THE ROLE OF SHEAR HEATING IN THE FORMATION OF OBSIDIAN

With ~74-78 wt% SiO₂ and <1 vol% crystals, obsidian is the end-member of high-silica, crystal-poor volcanic rocks, making it ideal for evaluating current hypotheses of high-silica magmatism. In traditional models, high-silica melts are generated through liquid separation from a crystal mush in compositionally, thermally, and mineralogically zoned magma bodies. Such liquids should be saturated in quartz and one or two alkali feldspars at separation. However, due to its high viscosity (10⁶-10¹² Pa s), high-silica magma is difficult to separate from a crystal mush. An alternative method for producing crystal-poor liquids is via shear heating and resorption of crystals, because high-viscosity magmas are susceptible to shear heating. This effect has only recently been accounted for in thermal models of silicic magma flow, with possible temperature increases of 150 K. This study focused on modal analyses and crystal morphology of obsidian samples from the Long Valley and Coso volcanic areas east of the Sierra Nevada, California. To understand the potential for shear heating to create superliquidus conditions in silicic melts, petrographic analysis is combined with thermal models of conduit flow using composition to calculate temperature-dependent viscosity. Rounded crystals suggestive of heating dominate in obsidian from Coso, Mono Craters, the Long Valley resurgent dome, and Glass Mountain; crystal faces are rare. Samples have an average of 0.35 vol% phenocrysts and contain dominantly plagioclase (An_14-48) or anorthoclase (An_9-12, Or_9-12) with minor quartz or orthopyroxene (En_54-57).
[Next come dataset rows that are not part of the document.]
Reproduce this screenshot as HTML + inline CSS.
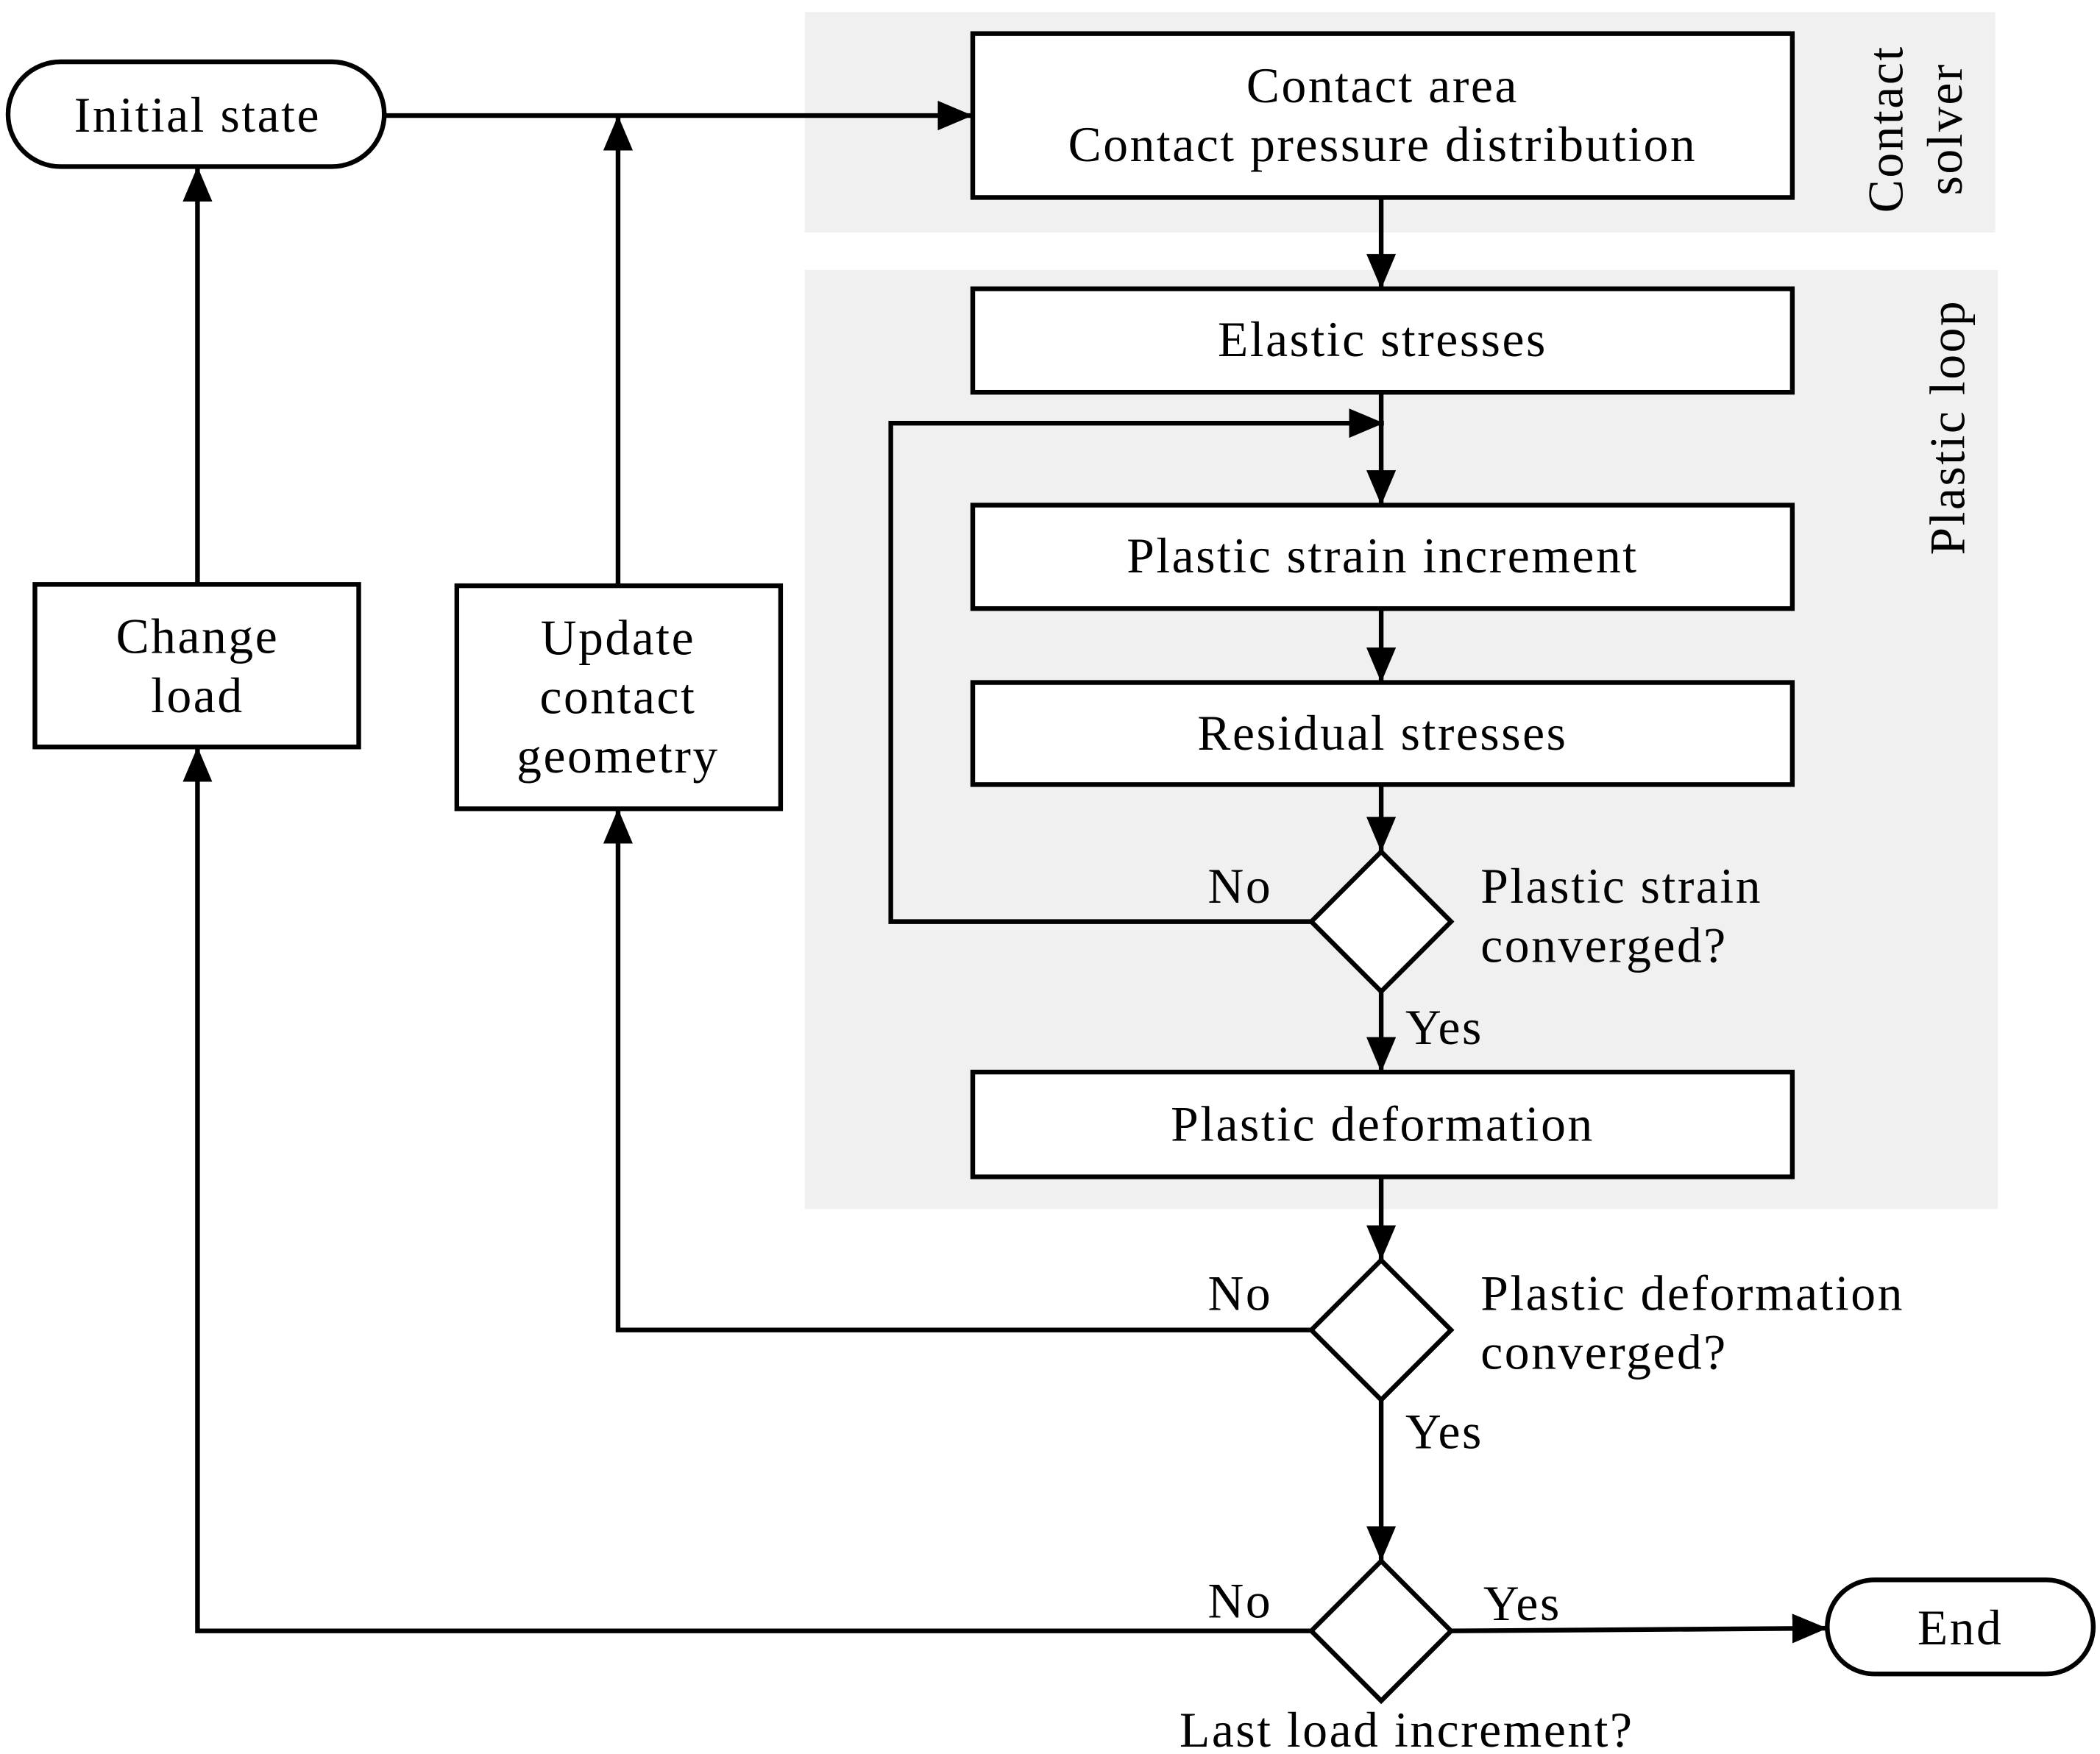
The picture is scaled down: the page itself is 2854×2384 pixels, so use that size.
<!DOCTYPE html>
<html><head><meta charset="utf-8"><style>html,body{margin:0;padding:0;background:#fff}svg{display:block}</style></head>
<body>
<svg width="2854" height="2384" viewBox="0 0 1563 1305.6" xmlns="http://www.w3.org/2000/svg" font-family="'Liberation Serif', serif" font-size="37" letter-spacing="1.4" text-anchor="middle">
<defs>
<marker id="b" markerWidth="26" markerHeight="22" refX="26" refY="11" orient="auto" markerUnits="userSpaceOnUse"><path d="M0,0 L26,11 L0,22 z" fill="#000"/></marker></defs>
<rect x="599" y="9" width="886" height="164" fill="#f0f0f0"/>
<rect x="599" y="201" width="888" height="699" fill="#f0f0f0"/>
<g fill="none" stroke="#000" stroke-width="3.5">
<line x1="286" y1="86" x2="724" y2="86" marker-end="url(#b)"/>
<line x1="460" y1="436" x2="460" y2="86" marker-end="url(#b)"/>
<line x1="147" y1="435" x2="147" y2="124" marker-end="url(#b)"/>
<line x1="1028" y1="147" x2="1028" y2="215" marker-end="url(#b)"/>
<line x1="1028" y1="292" x2="1028" y2="376" marker-end="url(#b)"/>
<polyline points="976,686 663,686 663,315 1030,315" marker-end="url(#b)"/>
<line x1="1028" y1="453" x2="1028" y2="508" marker-end="url(#b)"/>
<line x1="1028" y1="584" x2="1028" y2="634" marker-end="url(#b)"/>
<line x1="1028" y1="738" x2="1028" y2="798" marker-end="url(#b)"/>
<line x1="1028" y1="876" x2="1028" y2="938" marker-end="url(#b)"/>
<polyline points="976,990 460,990 460,602" marker-end="url(#b)"/>
<line x1="1028" y1="1042" x2="1028" y2="1162" marker-end="url(#b)"/>
<polyline points="976,1214 147,1214 147,556" marker-end="url(#b)"/>
<line x1="1080" y1="1214" x2="1360" y2="1212" marker-end="url(#b)"/>
</g>
<g fill="#fff" stroke="#000" stroke-width="3.5">
<rect x="6" y="46" width="280" height="78" rx="39"/>
<rect x="724" y="25" width="610" height="122"/>
<rect x="724" y="215" width="610" height="77"/>
<rect x="724" y="376" width="610" height="77"/>
<rect x="724" y="508" width="610" height="76"/>
<rect x="724" y="798" width="610" height="78"/>
<polygon points="1028,634 1080,686 1028,738 976,686"/>
<polygon points="1028,938 1080,990 1028,1042 976,990"/>
<polygon points="1028,1162 1080,1214 1028,1266 976,1214"/>
<rect x="1360" y="1176" width="198" height="70" rx="35"/>
<rect x="26" y="435" width="241" height="121"/>
<rect x="340" y="436" width="241" height="166"/>
</g>
<g fill="#000">
<text x="147" y="98">Initial state</text>
<text x="1029" y="76">Contact area</text>
<text x="1029" y="120">Contact pressure distribution</text>
<text x="1029" y="265">Elastic stresses</text>
<text x="1029" y="426">Plastic strain increment</text>
<text x="1029" y="558">Residual stresses</text>
<text x="1029" y="849">Plastic deformation</text>
<text x="1459" y="1224">End</text>
<text x="147" y="486">Change</text>
<text x="147" y="530">load</text>
<text x="460" y="487">Update</text>
<text x="460" y="531">contact</text>
<text x="460" y="575">geometry</text>
<text x="923" y="672">No</text>
<text x="923" y="975">No</text>
<text x="923" y="1204">No</text>
<text x="1075" y="777">Yes</text>
<text x="1075" y="1078">Yes</text>
<text x="1133" y="1206">Yes</text>
<text x="1047" y="1300">Last load increment?</text>
<g text-anchor="start">
<text x="1102" y="672">Plastic strain</text>
<text x="1102" y="716">converged?</text>
<text x="1102" y="975">Plastic deformation</text>
<text x="1102" y="1019">converged?</text>
</g>
<text transform="translate(1416,96) rotate(-90)">Contact</text>
<text transform="translate(1460,96) rotate(-90)">solver</text>
<text transform="translate(1462,318) rotate(-90)">Plastic loop</text>
</g>
</svg>
</body></html>
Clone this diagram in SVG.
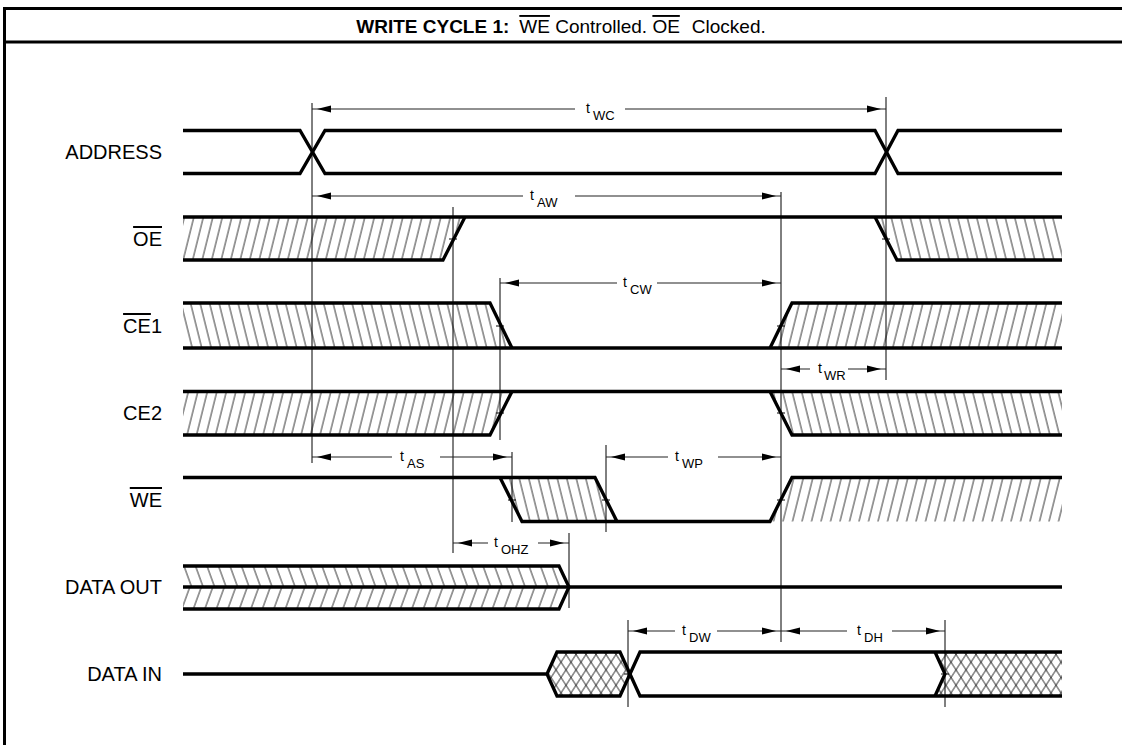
<svg xmlns="http://www.w3.org/2000/svg" width="1122" height="745" viewBox="0 0 1122 745">
<style>
.sig{fill:none;stroke:#000;stroke-width:3.3;stroke-linejoin:miter;stroke-linecap:butt}
.vl{stroke:#000;stroke-width:1;fill:none}
.dim{stroke:#222;stroke-width:1.1;fill:none}
.tick{stroke:#000;stroke-width:1;fill:none}
.lbl{font-family:"Liberation Sans",Arial,sans-serif;font-size:20px;fill:#000;text-anchor:end}
.ol{text-decoration:overline}
.t{font-family:"Liberation Sans",Arial,sans-serif;font-size:14px;fill:#000}
.sub{font-size:13px}
.frame{stroke:#000;stroke-width:3;fill:none}
.title{font-family:"Liberation Sans",Arial,sans-serif;font-size:19px;fill:#000;text-anchor:middle}
.hl{stroke:#000;stroke-width:0.8}
</style>
<defs>
<pattern id="hf" patternUnits="userSpaceOnUse" width="9.5" height="60" patternTransform="skewX(-14)"><line class="hl" x1="1" y1="0" x2="1" y2="60"/></pattern>
<pattern id="hb" patternUnits="userSpaceOnUse" width="9.5" height="60" patternTransform="skewX(14)"><line class="hl" x1="1" y1="0" x2="1" y2="60"/></pattern>
<pattern id="df" patternUnits="userSpaceOnUse" width="11.5" height="60" patternTransform="skewX(-20)"><line class="hl" x1="1" y1="0" x2="1" y2="60"/></pattern>
<pattern id="db" patternUnits="userSpaceOnUse" width="11.5" height="60" patternTransform="skewX(20)"><line class="hl" x1="1" y1="0" x2="1" y2="60"/></pattern>
<pattern id="xa" patternUnits="userSpaceOnUse" width="10" height="60" patternTransform="skewX(-33)"><line class="hl" x1="1" y1="0" x2="1" y2="60"/></pattern>
<pattern id="xb" patternUnits="userSpaceOnUse" width="10" height="60" patternTransform="skewX(33)"><line class="hl" x1="1" y1="0" x2="1" y2="60"/></pattern>
<path id="ar" d="M0,0 L-14,-3.6 L-14,3.6 Z" fill="#000"/>
</defs>
<rect width="1122" height="745" fill="#fff"/>

<g id="frame">
<path class="frame" d="M4.5,745 V8.5 H1122"/>
<line class="frame" x1="3" y1="42" x2="1122" y2="42"/>
<text class="title" x="561" y="33"><tspan font-weight="bold">WRITE CYCLE 1:</tspan><tspan dx="10" class="ol">WE</tspan> Controlled. <tspan class="ol">OE</tspan><tspan dx="12">Clocked.</tspan></text>
</g>

<g id="address">
<text class="lbl" x="162" y="159">ADDRESS</text>
<path class="sig" d="M183,130.5 H300 L325,173.5 H875 L898,130.5 H1062"/>
<path class="sig" d="M183,173.5 H300 L325,130.5 H875 L898,173.5 H1062"/>
</g>

<g id="oe">
<text class="lbl" x="162" y="246"><tspan class="ol">OE</tspan></text>
<polygon points="183,217 465,217 443,260 183,260" fill="url(#hf)"/>
<polygon points="875,217 1062,217 1062,260 897,260" fill="url(#hb)"/>
<path class="sig" d="M183,217 H1062"/>
<path class="sig" d="M183,260 H443 L465,217"/>
<path class="sig" d="M875,217 L897,260 H1062"/>
</g>

<g id="ce1">
<text class="lbl" x="162" y="333"><tspan class="ol">CE</tspan>1</text>
<polygon points="183,303 490,303 512,348 183,348" fill="url(#hb)"/>
<polygon points="770,348 792,303 1062,303 1062,348" fill="url(#hf)"/>
<path class="sig" d="M183,303 H490 L512,348"/>
<path class="sig" d="M183,348 H1062"/>
<path class="sig" d="M770,348 L792,303 H1062"/>
</g>

<g id="ce2">
<text class="lbl" x="162" y="420">CE2</text>
<polygon points="183,391.5 512,391.5 490,435 183,435" fill="url(#hf)"/>
<polygon points="770,391.5 1062,391.5 1062,435 792,435" fill="url(#hb)"/>
<path class="sig" d="M183,391.5 H1062"/>
<path class="sig" d="M183,435 H490 L512,391.5"/>
<path class="sig" d="M770,391.5 L792,435 H1062"/>
</g>

<g id="we">
<text class="lbl" x="162" y="507"><tspan class="ol">WE</tspan></text>
<polygon points="500,477.5 595,477.5 617,521.5 522,521.5" fill="url(#hb)"/>
<polygon points="770,521.5 792,477.5 1062,477.5 1062,521.5" fill="url(#hf)"/>
<path class="sig" d="M183,477.5 H595 L617,521.5"/>
<path class="sig" d="M500,477.5 L522,521.5 H770 L792,477.5 H1062"/>
</g>

<g id="data-out">
<text class="lbl" x="162" y="594">DATA OUT</text>
<polygon points="183,566 559,566 569,587 183,587" fill="url(#db)"/>
<polygon points="183,587 569,587 559,609 183,609" fill="url(#df)"/>
<path class="sig" d="M183,566 H559 L569,587 L559,609 H183"/>
<path class="sig" d="M183,587 H1062"/>
</g>

<g id="data-in">
<text class="lbl" x="162" y="681">DATA IN</text>
<polygon points="547,674 557,652 620,652 628,674 620,696 557,696" fill="url(#xa)"/>
<polygon points="547,674 557,652 620,652 628,674 620,696 557,696" fill="url(#xb)"/>
<polygon points="935,652 1062,652 1062,696 935,696 945,674" fill="url(#xa)"/>
<polygon points="935,652 1062,652 1062,696 935,696 945,674" fill="url(#xb)"/>
<path class="sig" d="M183,674 H547 L557,652 H620 L640,696 H1062"/>
<path class="sig" d="M547,674 L557,696 H620 L640,652 H1062"/>
<path class="sig" d="M935,652 L945,674 L935,696"/>
</g>

<g id="connectors">
<g id="verticals">
<line class="vl" x1="312" y1="103" x2="312" y2="463"/>
<line class="vl" x1="886" y1="97" x2="886" y2="380"/>
<line class="vl" x1="453" y1="207" x2="453" y2="553"/>
<line class="vl" x1="781" y1="192" x2="781" y2="642"/>
<line class="vl" x1="500" y1="278" x2="500" y2="440"/>
<line class="vl" x1="512" y1="452" x2="512" y2="522"/>
<line class="vl" x1="606" y1="445" x2="606" y2="532"/>
<line class="vl" x1="569" y1="533" x2="569" y2="608"/>
<line class="vl" x1="628" y1="620" x2="628" y2="707"/>
<line class="vl" x1="945" y1="620" x2="945" y2="707"/>
</g>
<g id="ticks">
<path class="tick" d="M449,239h8 M882,239h8 M496,326h8 M777,326h8 M496,413h8 M777,413h8 M508,500h8 M602,500h8 M777,500h8 M624,674h8 M941,674h8"/>
</g>
<g id="t-wc">
<path class="dim" d="M312,109 H575 M625,109 H886"/>
<use href="#ar" transform="translate(317,109) scale(-1,1)"/>
<use href="#ar" transform="translate(881,109)"/>
<text class="t" x="586" y="113">t<tspan class="sub" x="593" y="120">WC</tspan></text>
</g>
<g id="t-aw">
<path class="dim" d="M312,196 H523 M575,196 H781"/>
<use href="#ar" transform="translate(317,196) scale(-1,1)"/>
<use href="#ar" transform="translate(776,196)"/>
<text class="t" x="530" y="200">t<tspan class="sub" x="537" y="207">AW</tspan></text>
</g>
<g id="t-cw">
<path class="dim" d="M500,283 H617 M657,283 H781"/>
<use href="#ar" transform="translate(505,283) scale(-1,1)"/>
<use href="#ar" transform="translate(776,283)"/>
<text class="t" x="623" y="287">t<tspan class="sub" x="630" y="294">CW</tspan></text>
</g>
<g id="t-wr">
<path class="dim" d="M781,369 H810 M848,369 H886"/>
<use href="#ar" transform="translate(786,369) scale(-1,1)"/>
<use href="#ar" transform="translate(881,369)"/>
<text class="t" x="818" y="373">t<tspan class="sub" x="824" y="380">WR</tspan></text>
</g>
<g id="t-as">
<path class="dim" d="M312,457 H392 M440,457 H512"/>
<use href="#ar" transform="translate(317,457) scale(-1,1)"/>
<use href="#ar" transform="translate(507,457)"/>
<text class="t" x="400" y="461">t<tspan class="sub" x="407" y="468">AS</tspan></text>
</g>
<g id="t-wp">
<path class="dim" d="M606,457 H668 M718,457 H781"/>
<use href="#ar" transform="translate(611,457) scale(-1,1)"/>
<use href="#ar" transform="translate(776,457)"/>
<text class="t" x="675" y="461">t<tspan class="sub" x="682" y="468">WP</tspan></text>
</g>
<g id="t-ohz">
<path class="dim" d="M453,543 H488 M538,543 H569"/>
<use href="#ar" transform="translate(458,543) scale(-1,1)"/>
<use href="#ar" transform="translate(564,543)"/>
<text class="t" x="494" y="547">t<tspan class="sub" x="501" y="554">OHZ</tspan></text>
</g>
<g id="t-dw">
<path class="dim" d="M628,631 H675 M717,631 H781"/>
<use href="#ar" transform="translate(633,631) scale(-1,1)"/>
<use href="#ar" transform="translate(776,631)"/>
<text class="t" x="682" y="635">t<tspan class="sub" x="689" y="642">DW</tspan></text>
</g>
<g id="t-dh">
<path class="dim" d="M781,631 H847 M892,631 H945"/>
<use href="#ar" transform="translate(786,631) scale(-1,1)"/>
<use href="#ar" transform="translate(940,631)"/>
<text class="t" x="857" y="635">t<tspan class="sub" x="864" y="642">DH</tspan></text>
</g>
</g>
</svg>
The high-silica content (74-78 wt%) of these rocks predicts saturation in quartz and sanidine, yet potassic feldspar (Or_30-34) is only present in trace amounts in one sample. These observations contradict mush-model predictions of silicic mineral assemblages and suggest crystal resorption via shear heating during ascent as a mechanism for the petrogenesis of obsidian.